Oriental Dancer / Lamp

POZZI (19th–20th century)
Italian

Date : ca. 1920

Dimensions : Height: 84 cm

Material : Sculpture: alabaster | Globe: onyx

Signature : “Pozzi”

Provenance : Francis Meyer Collection, Switzerland

Historical and artistic context

Sculpted in clear, luminous alabaster, this female figure stands balanced on a polished onyx globe that conceals a light source. The globe is not merely a base: it becomes the visual heart of the composition, diffusing a soft light that passes through the alabaster and animates the silhouette from within. The sculpture is conceived to live with the light, not without it.

The slender figure adopts a dancing pose. The body arches slightly, one leg bent and the other extended, while the arms trace an aerial arc above the head. The movement is continuous, fluid, almost circular, as if the dancer were revolving around her own axis. Nothing is static: each line leads into the next, from the hips to the tapered fingers. The drapery, thin and close to the body, emphasizes the volumes without weighing them down. It accompanies the gesture rather than constraining it.

The alabaster, chosen for its translucency, reinforces this impression of lightness.

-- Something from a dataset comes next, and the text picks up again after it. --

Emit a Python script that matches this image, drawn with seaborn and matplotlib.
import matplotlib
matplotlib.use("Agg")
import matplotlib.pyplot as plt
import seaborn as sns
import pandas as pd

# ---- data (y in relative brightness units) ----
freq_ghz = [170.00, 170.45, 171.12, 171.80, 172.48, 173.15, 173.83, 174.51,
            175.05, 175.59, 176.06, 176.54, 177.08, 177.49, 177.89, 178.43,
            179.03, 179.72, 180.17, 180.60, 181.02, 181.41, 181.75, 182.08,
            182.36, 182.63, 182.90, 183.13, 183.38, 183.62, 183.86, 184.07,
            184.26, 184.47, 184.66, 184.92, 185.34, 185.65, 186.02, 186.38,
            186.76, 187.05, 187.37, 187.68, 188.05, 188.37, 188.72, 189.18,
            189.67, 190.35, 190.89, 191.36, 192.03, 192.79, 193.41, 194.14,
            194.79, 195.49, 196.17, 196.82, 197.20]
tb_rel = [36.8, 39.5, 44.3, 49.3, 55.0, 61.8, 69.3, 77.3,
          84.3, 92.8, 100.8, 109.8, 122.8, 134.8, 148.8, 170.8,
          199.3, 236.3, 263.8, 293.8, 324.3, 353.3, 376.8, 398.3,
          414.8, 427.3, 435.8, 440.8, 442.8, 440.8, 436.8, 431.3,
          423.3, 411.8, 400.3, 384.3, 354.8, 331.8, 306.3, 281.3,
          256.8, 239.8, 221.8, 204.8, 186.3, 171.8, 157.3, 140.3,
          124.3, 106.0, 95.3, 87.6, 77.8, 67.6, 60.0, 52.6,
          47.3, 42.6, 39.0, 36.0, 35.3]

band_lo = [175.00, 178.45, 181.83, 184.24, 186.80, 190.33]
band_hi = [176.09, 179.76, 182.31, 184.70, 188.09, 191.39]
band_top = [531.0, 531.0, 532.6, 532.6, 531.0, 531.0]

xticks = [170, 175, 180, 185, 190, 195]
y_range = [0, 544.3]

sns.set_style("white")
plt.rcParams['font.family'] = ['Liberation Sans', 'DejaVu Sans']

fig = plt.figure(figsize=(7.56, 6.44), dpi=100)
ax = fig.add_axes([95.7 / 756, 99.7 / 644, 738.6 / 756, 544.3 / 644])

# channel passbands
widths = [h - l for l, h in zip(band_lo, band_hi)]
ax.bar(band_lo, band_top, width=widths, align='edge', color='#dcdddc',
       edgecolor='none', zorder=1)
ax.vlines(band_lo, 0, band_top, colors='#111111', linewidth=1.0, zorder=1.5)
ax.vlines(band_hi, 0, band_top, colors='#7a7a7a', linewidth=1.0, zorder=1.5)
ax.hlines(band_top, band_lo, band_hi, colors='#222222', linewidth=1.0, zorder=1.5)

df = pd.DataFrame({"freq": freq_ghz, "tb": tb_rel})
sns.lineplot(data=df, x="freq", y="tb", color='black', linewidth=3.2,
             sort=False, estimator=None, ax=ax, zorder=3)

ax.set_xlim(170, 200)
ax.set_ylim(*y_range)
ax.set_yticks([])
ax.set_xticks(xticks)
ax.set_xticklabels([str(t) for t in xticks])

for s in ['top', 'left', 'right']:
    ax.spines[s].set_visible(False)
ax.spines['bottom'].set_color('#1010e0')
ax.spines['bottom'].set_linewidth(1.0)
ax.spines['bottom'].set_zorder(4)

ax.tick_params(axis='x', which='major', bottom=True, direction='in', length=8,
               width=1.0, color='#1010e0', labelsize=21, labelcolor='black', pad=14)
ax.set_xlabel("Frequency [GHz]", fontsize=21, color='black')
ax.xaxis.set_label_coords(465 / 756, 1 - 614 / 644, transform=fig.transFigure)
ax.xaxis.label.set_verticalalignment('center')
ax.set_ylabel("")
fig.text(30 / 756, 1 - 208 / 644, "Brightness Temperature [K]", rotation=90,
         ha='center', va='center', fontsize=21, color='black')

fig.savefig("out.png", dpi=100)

The material captures the light from the globe and redistributes it through the legs, torso and arms, giving the figure an almost living presence, as if lit from within. The onyx, darker and veined, creates a deliberate contrast: the dense, earthbound base supports a figure that seems poised to detach itself from it.

This figure belongs to the decorative tradition inherited from the Belle Époque and the early twentieth century: a taste for dance, a fascination with the imagined Orient, the importance of flowing lines and movement, and the alliance between sculpture and function. Here, art does not content itself with being looked at: it illuminates, literally. And it recalls that certain sculptures are not made for the silence of vitrines, but to live within space, light, and the everyday gaze.